Ayant travaillé pour les Italiens et maintenant pour les Espagnols, pourriez-vous définir les différences entre ces deux designs méditerranéens ?

C’est difficile pour moi d’établir des généralités car je n’ai travaillé que pour Alfa et Seat. Je dirais néanmoins qu’en Italie la plupart des designers sont de nationalité italienne et qu’ils constituent un petit monde très fermé et secret. Au contraire de l’Espagne où il y a un plus grand brassage de nationalités. Chez Seat, nous rencontrons bien sûr des Espagnols mais aussi des Britanniques, des Allemands ou encore des Français. Parmi toutes ces nationalités différentes, il nous faut alors trouver un langage  » commun « . Aussi bien pour nous comprendre verbalement mais aussi pour créer un design cohérent. Je dirais que cela prend plus de temps pour arriver à un résultat mais quand on y arrive c’est enrichissant.

Comment qualifierez-vous votre travail chez Seat ?

Il est méditerranéen, éclectique et bruyant ! Bruyant car nous travaillons à mille et une choses à la fois tout en répondant à de multiples sollicitations et en répondant au téléphone !

Où trouvez-vous votre inspiration ?

C’est difficile de répondre… Nous suivons, bien entendu, les tendances du moment que cela soit dans la mode ou encore la décoration, mais, pour ma part, je dirais qu’elle se trouve partout et dans tout. Pour l’habitacle de la Tango, par exemple, j’ai tout de suite pensé à des métaux oxydés, rouillés. C’est pourquoi les sièges possèdent ce rouge si particulier. Ma première idée va généralement vers un matériau, sans que l’on s’occupe de la couleur ou du grain que pourrait prendre celui-ci. Peu à peu, l’idée se développe en soi. Un matin, je me lève et je sais exactement vers quoi je vais faire évoluer cette matière. Je travaille vraiment à l’instinct ; au feeling, aux sensations et suivant mes émotions. Ainsi pour la couleur jaune choisie pour la Tango, j’ai pensé tout de suite à la mer, au sable et à la liberté. Je réfléchis aussi à la qualité du pigment que doit présenter ce jaune, ce n’est pas uniquement une couleur. La couleur vit, bouge et change de tonalité suivant la luminosité et c’est cela qui est important. J’ai conçu la couleur bleue des sièges en pensant à l’océan qui offre des nuances mouvantes. Un autre exemple : le changement de vitesses ressemble pour moi à un jouet d’enfant sur la plage. L’ensemble doit refléter le plaisir de la conduite.

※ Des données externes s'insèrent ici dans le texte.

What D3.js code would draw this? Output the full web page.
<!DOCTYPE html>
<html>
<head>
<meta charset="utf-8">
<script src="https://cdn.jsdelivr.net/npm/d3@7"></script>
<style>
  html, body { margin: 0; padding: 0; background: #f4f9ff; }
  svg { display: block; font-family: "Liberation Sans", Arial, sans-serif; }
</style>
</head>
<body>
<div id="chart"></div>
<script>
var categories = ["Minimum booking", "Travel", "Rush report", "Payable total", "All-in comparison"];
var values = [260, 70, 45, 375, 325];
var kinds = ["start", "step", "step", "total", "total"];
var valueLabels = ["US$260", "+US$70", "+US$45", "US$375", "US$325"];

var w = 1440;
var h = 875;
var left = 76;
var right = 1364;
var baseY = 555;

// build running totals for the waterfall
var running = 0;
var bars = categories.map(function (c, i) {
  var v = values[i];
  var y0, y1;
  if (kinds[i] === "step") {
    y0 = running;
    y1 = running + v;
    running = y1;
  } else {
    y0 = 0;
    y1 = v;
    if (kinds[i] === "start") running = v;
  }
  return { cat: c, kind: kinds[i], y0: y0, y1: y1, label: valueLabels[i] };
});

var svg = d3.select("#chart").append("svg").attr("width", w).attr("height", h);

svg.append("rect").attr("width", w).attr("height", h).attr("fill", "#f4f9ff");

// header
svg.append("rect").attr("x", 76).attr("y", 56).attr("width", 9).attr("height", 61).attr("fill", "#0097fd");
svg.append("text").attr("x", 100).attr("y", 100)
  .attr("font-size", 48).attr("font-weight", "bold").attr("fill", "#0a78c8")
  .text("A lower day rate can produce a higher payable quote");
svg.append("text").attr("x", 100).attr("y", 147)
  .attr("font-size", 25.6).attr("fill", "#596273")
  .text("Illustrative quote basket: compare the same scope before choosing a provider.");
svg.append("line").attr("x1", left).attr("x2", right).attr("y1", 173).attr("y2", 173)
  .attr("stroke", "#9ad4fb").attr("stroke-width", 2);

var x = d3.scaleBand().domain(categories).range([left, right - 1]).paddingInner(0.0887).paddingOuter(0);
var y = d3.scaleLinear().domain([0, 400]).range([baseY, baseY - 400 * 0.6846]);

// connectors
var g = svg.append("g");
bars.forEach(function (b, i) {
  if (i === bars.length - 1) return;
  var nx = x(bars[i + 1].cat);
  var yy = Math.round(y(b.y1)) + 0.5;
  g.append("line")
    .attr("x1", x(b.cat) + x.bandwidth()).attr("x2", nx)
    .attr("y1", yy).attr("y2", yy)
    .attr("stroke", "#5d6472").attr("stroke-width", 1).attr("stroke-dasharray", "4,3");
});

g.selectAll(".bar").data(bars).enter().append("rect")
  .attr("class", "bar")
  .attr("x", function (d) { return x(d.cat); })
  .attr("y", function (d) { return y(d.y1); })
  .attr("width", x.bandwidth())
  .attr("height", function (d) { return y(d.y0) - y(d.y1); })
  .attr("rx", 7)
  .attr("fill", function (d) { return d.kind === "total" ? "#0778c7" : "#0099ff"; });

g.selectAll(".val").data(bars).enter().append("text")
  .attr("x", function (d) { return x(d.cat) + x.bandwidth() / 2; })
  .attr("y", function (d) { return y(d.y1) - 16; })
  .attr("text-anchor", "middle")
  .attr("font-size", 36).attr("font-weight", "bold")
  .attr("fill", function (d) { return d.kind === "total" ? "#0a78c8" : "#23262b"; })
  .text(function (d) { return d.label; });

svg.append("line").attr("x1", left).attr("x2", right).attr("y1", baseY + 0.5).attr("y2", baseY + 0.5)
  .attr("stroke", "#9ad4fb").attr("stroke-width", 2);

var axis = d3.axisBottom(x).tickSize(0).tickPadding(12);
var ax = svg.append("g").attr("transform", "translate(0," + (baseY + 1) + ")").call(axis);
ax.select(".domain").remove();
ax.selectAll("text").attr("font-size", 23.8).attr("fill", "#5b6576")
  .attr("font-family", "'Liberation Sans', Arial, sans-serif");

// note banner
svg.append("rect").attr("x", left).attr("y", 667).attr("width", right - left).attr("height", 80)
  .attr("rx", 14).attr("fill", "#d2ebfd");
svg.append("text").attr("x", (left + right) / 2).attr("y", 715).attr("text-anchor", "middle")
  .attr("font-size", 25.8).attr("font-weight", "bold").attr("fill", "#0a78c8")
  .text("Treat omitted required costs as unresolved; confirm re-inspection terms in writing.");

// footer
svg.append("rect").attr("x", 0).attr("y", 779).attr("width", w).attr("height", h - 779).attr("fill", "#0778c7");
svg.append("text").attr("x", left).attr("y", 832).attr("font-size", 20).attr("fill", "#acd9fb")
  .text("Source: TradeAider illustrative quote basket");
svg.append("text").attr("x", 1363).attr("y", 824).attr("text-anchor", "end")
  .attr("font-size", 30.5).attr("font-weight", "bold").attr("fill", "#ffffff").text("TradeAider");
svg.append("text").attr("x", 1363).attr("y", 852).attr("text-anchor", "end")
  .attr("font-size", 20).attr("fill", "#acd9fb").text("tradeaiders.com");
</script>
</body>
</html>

Est-ce plus facile d’imaginer de telles choses quand on est une femme ?

Je sais qu’il y a beaucoup de femmes qui sont responsables couleurs et matières dans le monde de l’automobile, mais il ne faut pas imaginer que c’est aussi simple que cela. La création est un pur moment de bonheur mais après cela viennent les aléas de la fabrication. Il faut se pencher sur les coûts de production, la technologie, les tests… Tout cela pour atteindre un but bien défini. Une femme voit les choses à plus longue échéance qu’un homme. Elle peut imaginer la gestation d’un modèle. Je compare cela à l’éducation des enfants. C’est une tâche que l’on mène avec énormément de patience. Un homme, lui, focalise plus sur des problèmes au jour le jour ; il n’a aucune vue à long terme.

D’après vous quel est le conducteur type d’une Seat ?

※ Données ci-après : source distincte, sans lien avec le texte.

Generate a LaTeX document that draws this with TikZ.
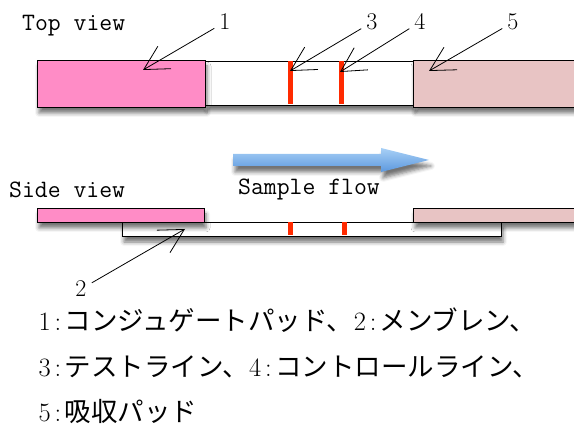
\documentclass[tikz,border=0pt]{standalone}
\usepackage{fontspec}
\newfontfamily\jp{Noto Sans CJK JP}
\usetikzlibrary{arrows.meta,shadows.blur}
\definecolor{padpink}{HTML}{FF8CC6}
\definecolor{padrose}{HTML}{E8C4C4}
\definecolor{lineRed}{HTML}{FF2A00}
\definecolor{flowTop}{HTML}{A8D0F6}
\definecolor{flowBot}{HTML}{5C98DE}
\newcommand\hw[1]{\makebox[0.5em][c]{\rmfamily #1}}
\begin{document}
\begin{tikzpicture}[x=1pt,y=-1pt,
  shad/.style={blur shadow={shadow xshift=2pt,shadow yshift=-6pt,shadow blur radius=4pt,shadow opacity=55}},
  part/.style={draw=black,line width=0.9pt,shad,anchor=north west,inner sep=0pt,outer sep=0pt},
  band/.style={fill=lineRed,draw=none,anchor=north west,inner sep=0pt,outer sep=0pt},
  latin/.style={font=\fontsize{25}{25}\selectfont\ttfamily,anchor=base west,inner sep=0pt},
  num/.style={font=\fontsize{24}{24}\selectfont\rmfamily,anchor=base,inner sep=5pt},
  jline/.style={font=\fontsize{26.5}{26.5}\selectfont\jp,anchor=base west,inner sep=0pt},
  callout/.style={-{Straight Barb[length=24pt,width=26pt]},line width=0.8pt,black}
]
\useasboundingbox (0,0) rectangle (574,430);

% ---------- Top view ----------
\node[latin] (tv) at (22,31) {Top view};
\node[part,fill=white,minimum width=208pt,minimum height=44pt] (mem) at (205,61) {};
\node[part,fill=padpink,minimum width=168pt,minimum height=47pt] (con) at (37,60) {};
\node[part,fill=padrose,minimum width=170pt,minimum height=47pt] (abs) at (413,60) {};
\node[band,minimum width=5pt,minimum height=43pt] (tl) at (287.5,61.5) {};
\node[band,minimum width=5pt,minimum height=43pt] (cl) at (338.5,61.5) {};

\node[num] (l1) at (225,30) {1};
\node[num] (l3) at (372,30) {3};
\node[num] (l4) at (420,30) {4};
\node[num] (l5) at (513,30) {5};
\coordinate (t1) at (143,70);
\coordinate (t3) at (290,71);
\coordinate (t4) at (340,72);
\coordinate (t5) at (429,71);
\draw[callout] (l1) -- (t1);
\draw[callout] (l3) -- (t3);
\draw[callout] (l4) -- (t4);
\draw[callout] (l5) -- (t5);

% ---------- Sample flow ----------
\shade[top color=flowTop,bottom color=flowBot,shad]
  (233,154) -- (381,154) -- (381,148) -- (429,160) -- (381,172) -- (381,166) -- (233,166) -- cycle;
\node[latin] (sf) at (238,195) {Sample flow};

% ---------- Side view ----------
\node[latin] (sv) at (9,198) {Side view};
\node[part,fill=white,minimum width=379pt,minimum height=14pt] (smem) at (122,222) {};
\node[part,fill=padpink,minimum width=167pt,minimum height=14pt] (scon) at (37,208) {};
\node[part,fill=padrose,minimum width=170pt,minimum height=14pt] (sabs) at (413,208) {};
\node[band,minimum width=5pt,minimum height=13pt] (stl) at (287.5,222.5) {};
\node[band,minimum width=5pt,minimum height=13pt] (scl) at (342,222.5) {};

\node[num] (l2) at (81,297) {2};
\coordinate (t2) at (185,229);
\draw[callout] (l2) -- (t2);

% ---------- Legend ----------
\node[jline] (j1) at (38,331) {\hw{1}\hw{:}コンジュゲートパッド、\hw{2}\hw{:}メンブレン、};
\node[jline] (j2) at (38,377) {\hw{3}\hw{:}テストライン、\hw{4}\hw{:}コントロールライン、};
\node[jline] (j3) at (38,422) {\hw{5}\hw{:}吸収パッド};
\end{tikzpicture}
\end{document}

Quand j’imagine une voiture, je pense toujours à ce que pourrait ressentir un jeune conducteur qu’il soit un homme ou une femme. Je travaille à l’instinct pour que celui-ci ou celle-ci se sente bien dans une Seat.

Vous avez aussi travaillé sur le merchandising de Seat en imaginant les uniformes des hôtesses lors des Salons automobiles internationaux et une ligne de sacs ? Comptez-vous persévérer dans cette voie ?

J’aimerais bien pouvoir développer ces projets mais pour le moment je dois me consacrer à 100 % au futur automobile de Seat.